→ SHORT PROBLEM
Look through the material below. Copy each line that contains the string "with".

(A run of records)
::::

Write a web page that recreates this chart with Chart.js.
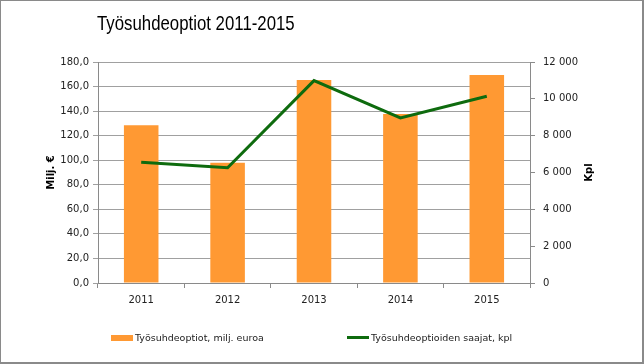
<!DOCTYPE html>
<html><head><meta charset="utf-8">
<script src="https://cdn.jsdelivr.net/npm/chart.js@4"></script>
<style>
html,body{margin:0;padding:0;background:#fff;}
#wrap{position:relative;width:644px;height:364px;overflow:hidden;}
#frame{position:absolute;left:0;top:0;width:644px;height:364px;box-sizing:border-box;border:1px solid #8a8a8a;border-right-width:2px;border-bottom-width:2px;pointer-events:none;}
#title{position:absolute;left:97px;top:11px;font-family:"Liberation Sans",sans-serif;font-size:21px;color:#000;white-space:nowrap;transform:scaleX(0.8);transform-origin:0 0;}
#legend{position:absolute;left:0;top:332px;width:644px;height:14px;font-family:"DejaVu Sans",sans-serif;font-size:9.5px;color:#222;}
.li{position:absolute;top:0;display:flex;align-items:center;white-space:nowrap;}
.sw{display:inline-block;width:22px;margin-right:2px;}
</style></head>
<body>
<div id="wrap">
<canvas id="c" width="644" height="364"></canvas>
<div id="title"></div>
<div id="legend"></div>
<div id="frame"></div>
</div>
<script>
const titleText = "Työsuhdeoptiot 2011-2015";
const categories = ["2011","2012","2013","2014","2015"];
const optionValues = [128.4, 98.0, 165.3, 137.6, 169.4];
const recipients = [6550, 6260, 10990, 8960, 10140];
const seriesNames = ["Työsuhdeoptiot, milj. euroa","Työsuhdeoptioiden saajat, kpl"];
const axisTitles = ["Milj. €","Kpl"];
const barColor = "#FF9933";
const lineColor = "#0E6B0E";

document.getElementById('title').textContent = titleText;

const axisTitlePlugin = {
  id:'axisTitles',
  afterDraw(chart){
    const ctx = chart.ctx, ca = chart.chartArea;
    ctx.save();
    ctx.font = 'bold 10px "DejaVu Sans", sans-serif';
    ctx.fillStyle = '#000';
    ctx.textAlign = 'center';
    ctx.textBaseline = 'middle';
    const cy = (ca.top + ca.bottom)/2;
    [[ca.left - 47, axisTitles[0]],[ca.right + 59, axisTitles[1]]].forEach(([x,t])=>{
      ctx.save(); ctx.translate(x, cy); ctx.rotate(-Math.PI/2); ctx.fillText(t,0,0); ctx.restore();
    });
    ctx.restore();
  }
};

const tickFont = {family:'"DejaVu Sans", sans-serif', size:10};
const chart = new Chart(document.getElementById('c'), {
  data:{
    labels: categories,
    datasets:[
      {type:'bar', label:seriesNames[0], data:optionValues, backgroundColor:barColor, borderWidth:0,
       yAxisID:'y', order:2, categoryPercentage:1, barPercentage:0.4},
      {type:'line', label:seriesNames[1], data:recipients, borderColor:lineColor, backgroundColor:lineColor,
       borderWidth:3, pointRadius:0, tension:0, yAxisID:'y1', order:1}
    ]
  },
  options:{
    responsive:false, animation:false,
    layout:{padding:{top:62,left:0,right:0,bottom:51}},
    plugins:{legend:{display:false}, title:{display:false}, tooltip:{enabled:false}},
    scales:{
      x:{
        grid:{offset:true, drawOnChartArea:false, drawTicks:true, tickLength:5, color:'#8a8a8a'},
        border:{display:true, color:'#8a8a8a'},
        ticks:{font:tickFont, color:'#222', padding:6},
        afterFit(s){ s.height = 30; }
      },
      y:{
        position:'left', min:0, max:180,
        ticks:{stepSize:20, font:tickFont, color:'#222', padding:4,
               callback:v=>v.toFixed(1).replace('.',',')},
        grid:{color:'#a0a0a0', tickLength:5, drawTicks:true},
        border:{display:true, color:'#8a8a8a'},
        afterFit(s){ s.width = 98; }
      },
      y1:{
        position:'right', min:0, max:12000,
        ticks:{stepSize:2000, font:tickFont, color:'#222', padding:8,
               callback:v=>String(v).replace(/\B(?=(\d{3})+(?!\d))/g,' ')},
        grid:{drawOnChartArea:false, tickLength:5, drawTicks:true, color:'#8a8a8a'},
        border:{display:true, color:'#8a8a8a'},
        afterFit(s){ s.width = 114; }
      }
    }
  },
  plugins:[axisTitlePlugin]
});

const leg = document.getElementById('legend');
const lefts = [111, 347];
chart.data.datasets.forEach((ds,i)=>{
  const d = document.createElement('div'); d.className='li'; d.style.left = lefts[i]+'px';
  const sw = document.createElement('span'); sw.className='sw';
  sw.style.height = (ds.type==='bar'?6:3)+'px';
  sw.style.background = ds.type==='bar'?ds.backgroundColor:ds.borderColor;
  const t = document.createElement('span'); t.textContent = ds.label;
  d.appendChild(sw); d.appendChild(t); leg.appendChild(d);
});
</script>
</body></html>
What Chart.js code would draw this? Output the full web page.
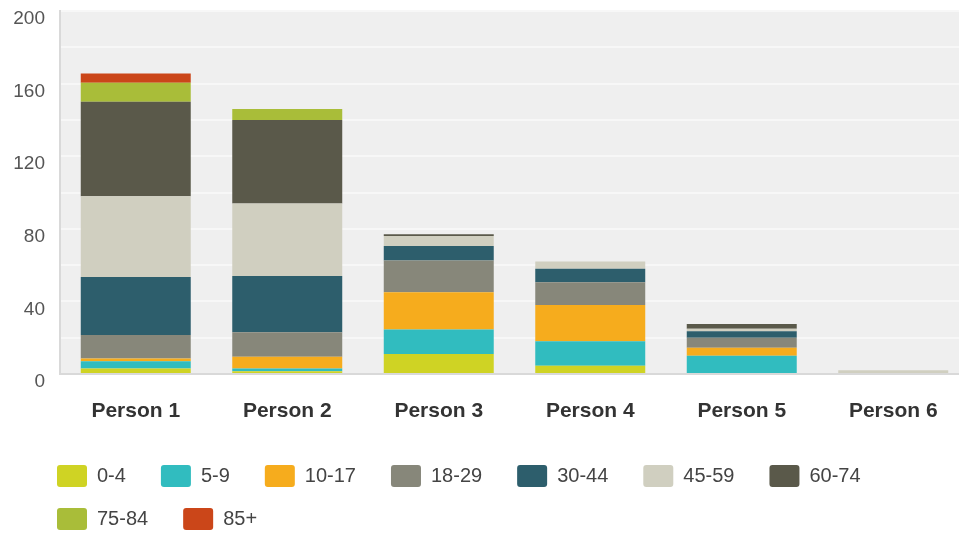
<!DOCTYPE html>
<html>
<head>
<meta charset="utf-8">
<script src="https://cdn.jsdelivr.net/npm/chart.js@4.4.1/dist/chart.umd.min.js"></script>
<style>
  body { margin: 0; overflow: hidden; background: #fff; }
  #wrap { width: 972px; height: 534px; }
</style>
</head>
<body>
<div id="wrap"><canvas id="ageChart"></canvas></div>
<script>
const persons = ["Person 1", "Person 2", "Person 3", "Person 4", "Person 5", "Person 6"];
const ageGroups = ["0-4", "5-9", "10-17", "18-29", "30-44", "45-59", "60-74", "75-84", "85+"];
const groupColors = ["#cfd324", "#31bcbf", "#f6ac1d", "#87877a", "#2d5e6c", "#d0cfc0", "#5a594a", "#a9bd39", "#cb4619"];

// values per age group, one entry per person
const age0to4 = [3, 1.5, 11, 4.5, 0.5, 0];
const age5to9 = [4, 1.5, 13.5, 13.5, 9.5, 0];
const age10to17 = [1.5, 6.5, 20.5, 20, 4.5, 0];
const age18to29 = [13, 13.5, 17.5, 12.5, 5.5, 0];
const age30to44 = [32, 31, 8, 7.5, 3.5, 0];
const age45to59 = [44.5, 40, 5.5, 4, 1.5, 2];
const age60to74 = [52, 46, 1, 0, 2.5, 0];
const age75to84 = [10.5, 6, 0, 0, 0, 0];
const age85plus = [5, 0, 0, 0, 0, 0];
const groupValues = [age0to4, age5to9, age10to17, age18to29, age30to44, age45to59, age60to74, age75to84, age85plus];

const yTicks = [0, 40, 80, 120, 160, 200];

const plotBackground = {
    id: "plotBackground",
    beforeDraw(chart) {
        const { ctx, chartArea } = chart;
        ctx.save();
        ctx.fillStyle = "#efefef";
        ctx.fillRect(chartArea.left, chartArea.top, chartArea.right - chartArea.left, chartArea.bottom - chartArea.top);
        ctx.restore();
    },
};

// push the legend rows in so they line up under the plot
const legendIndent = {
    id: "legendIndent",
    afterLayout(chart) {
        chart.legend.left += 36;
    },
};

const datasets = ageGroups.map((name, i) => ({
    label: name,
    data: groupValues[i],
    backgroundColor: groupColors[i],
    borderWidth: 0,
    categoryPercentage: 1,
    barPercentage: 0.726,
}));

new Chart(document.getElementById("ageChart"), {
    type: "bar",
    data: { labels: persons, datasets: datasets },
    plugins: [plotBackground, legendIndent],
    options: {
        responsive: true,
        maintainAspectRatio: false,
        animation: false,
        layout: { padding: { left: 0, right: 3, top: 11, bottom: -6 } },
        plugins: {
            tooltip: { enabled: false },
            legend: {
                position: "bottom",
                align: "start",
                labels: {
                    boxWidth: 30,
                    boxHeight: 22,
                    padding: 21,
                    useBorderRadius: true,
                    borderRadius: 3,
                    color: "#444",
                    font: { family: "'Liberation Sans', Arial, sans-serif", size: 20 },
                    generateLabels: (chart) => chart.data.datasets.map((ds, i) => ({
                        text: ds.label + "\u2002\u2009",
                        fillStyle: ds.backgroundColor,
                        strokeStyle: ds.backgroundColor,
                        lineWidth: 0,
                        fontColor: "#444",
                        hidden: false,
                        borderRadius: 3,
                        datasetIndex: i,
                    })),
                },
            },
        },
        scales: {
            x: {
                stacked: true,
                grid: { display: false, drawTicks: false },
                border: { color: "#d9d9d9", width: 2 },
                ticks: {
                    color: "#333",
                    padding: 25,
                    font: { family: "'Liberation Sans', Arial, sans-serif", size: 21, weight: "bold" },
                },
                afterFit: (scale) => { scale.height = 70; },
            },
            y: {
                stacked: true,
                min: 0,
                max: 200,
                grid: { color: "#f7f7f7", lineWidth: 2, drawTicks: false },
                border: { color: "#d9d9d9", width: 2 },
                ticks: {
                    stepSize: 20,
                    padding: 15,
                    labelOffset: 8,
                    color: "#555",
                    font: { family: "'Liberation Sans', Arial, sans-serif", size: 19 },
                    callback: (value) => (yTicks.includes(value) ? value : ""),
                },
                afterFit: (scale) => {
                    scale.width = 60;
                    scale.paddingTop = 0;
                    scale.paddingBottom = 0;
                },
            },
        },
    },
});
</script>
</body>
</html>
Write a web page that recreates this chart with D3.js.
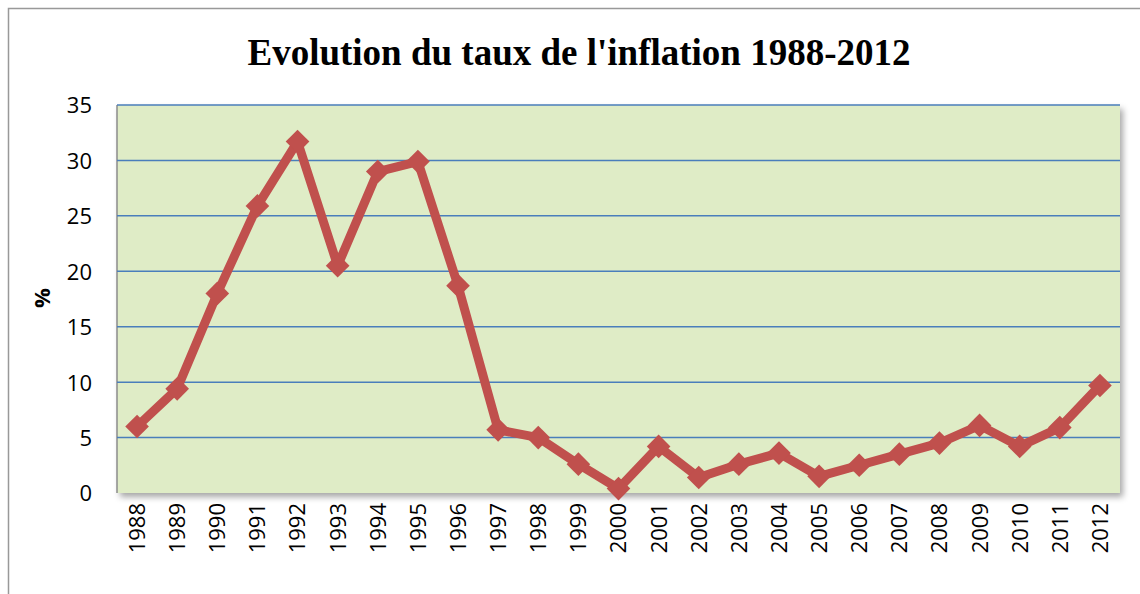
<!DOCTYPE html>
<html>
  <head>
    <meta http-equiv="Content-Type" content="text/html;charset=utf-8">
    <title>Evolution du taux de l'inflation 1988-2012</title>
    <script type="text/javascript" src="https://d3js.org/d3.v7.min.js"></script>
    <style>
	    html, body {
		    margin: 0;
		    padding: 0;
		    background: #fff;
	    }
	    text {
		    font-family: "Open Sans", "Noto Sans", sans-serif;
	    }
	    .axis path, .axis line { display: none; }
	    .grid line { stroke: #4a7ebb; stroke-width: 1.5px; }
	    path.line { fill: none; stroke: #c0504d; stroke-width: 9px; stroke-linejoin: round; }
    </style>
  </head>
  <body>
	<script type="text/javascript">

var years = ["1988","1989","1990","1991","1992","1993","1994","1995","1996","1997","1998","1999","2000",
             "2001","2002","2003","2004","2005","2006","2007","2008","2009","2010","2011","2012"];
var inflation = [6.0, 9.4, 18.0, 25.9, 31.7, 20.5, 29.0, 29.9, 18.7, 5.7, 5.0, 2.6, 0.4,
                 4.2, 1.4, 2.6, 3.6, 1.5, 2.5, 3.5, 4.5, 6.1, 4.2, 5.9, 9.7];
var yTicks = [0, 5, 10, 15, 20, 25, 30, 35];

var W = 1140, H = 594;
var plot = {left: 117, right: 1120, top: 105, bottom: 493};

var rows = years.map(function(y, i) { return {year: y, value: inflation[i]}; });

var x = d3.scaleBand().domain(years).range([plot.left, plot.right]);
var y = d3.scaleLinear().domain([0, 35]).range([plot.bottom, plot.top]);

var svg = d3.select("body").append("svg").attr("width", W).attr("height", H);

var defs = svg.append("defs");
var f = defs.append("filter").attr("id", "shadow").attr("x", "-5%").attr("y", "-5%").attr("width", "110%").attr("height", "120%");
f.append("feDropShadow").attr("dx", 3).attr("dy", 4).attr("stdDeviation", 3).attr("flood-color", "#000").attr("flood-opacity", 0.35);

// chart border
svg.append("rect").attr("x", 8.5).attr("y", 8.5).attr("width", W).attr("height", H)
  .attr("fill", "#fff").attr("stroke", "#999").attr("stroke-width", 1.5);

// title
svg.append("text").attr("x", 579).attr("y", 65).attr("text-anchor", "middle")
  .style("font-family", "'Liberation Serif', 'Times New Roman', serif")
  .style("font-weight", "bold").style("font-size", "37px")
  .text("Evolution du taux de l'inflation 1988-2012");

// plot area
svg.append("rect").attr("x", plot.left).attr("y", plot.top)
  .attr("width", plot.right - plot.left).attr("height", plot.bottom - plot.top)
  .attr("fill", "#dfecc6").attr("filter", "url(#shadow)");
svg.append("line").attr("x1", plot.left).attr("x2", plot.left).attr("y1", plot.top).attr("y2", plot.bottom)
  .attr("stroke", "#8c8c8c").attr("stroke-width", 1.5);

// gridlines
svg.append("g").attr("class", "grid")
  .selectAll("line").data(yTicks.filter(function(d) { return d > 0; })).enter().append("line")
  .attr("x1", plot.left).attr("x2", plot.right)
  .attr("y1", function(d) { return y(d); }).attr("y2", function(d) { return y(d); });

// y axis
var yAxis = svg.append("g").attr("class", "axis y")
  .attr("transform", "translate(" + (plot.left - 25) + ",0)")
  .call(d3.axisLeft(y).tickValues(yTicks).tickSize(0).tickPadding(0));
yAxis.selectAll("text").style("font-size", "22px").attr("fill", "#000").attr("dy", "0.36em");

// x axis
var xAxis = svg.append("g").attr("class", "axis x")
  .attr("transform", "translate(0," + plot.bottom + ")")
  .call(d3.axisBottom(x).tickSize(0).tickPadding(0));
xAxis.selectAll("text")
  .style("font-size", "22px").attr("fill", "#000")
  .attr("text-anchor", "end")
  .attr("transform", "rotate(-90)")
  .attr("x", -10).attr("y", 0).attr("dy", "0.36em");

// y axis title
svg.append("text").attr("transform", "translate(50,298) rotate(-90)")
  .attr("text-anchor", "middle").style("font-size", "22px").style("font-weight", "bold")
  .text("%");

// line
var line = d3.line()
  .x(function(d) { return x(d.year) + x.bandwidth() / 2; })
  .y(function(d) { return y(d.value); });

svg.append("path").datum(rows).attr("class", "line").attr("d", line);

// diamond markers
var diamond = d3.symbol().type(d3.symbolSquare).size(280);
svg.append("g").selectAll("path").data(rows).enter().append("path")
  .attr("d", diamond)
  .attr("fill", "#c0504d")
  .attr("transform", function(d) {
    return "translate(" + (x(d.year) + x.bandwidth() / 2) + "," + y(d.value) + ") rotate(45)";
  });

	</script>
  </body>
</html>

::::

→ RESPONSE
Write a web page that recreates this chart with Chart.js.
Write a web page that recreates this chart with D3.js.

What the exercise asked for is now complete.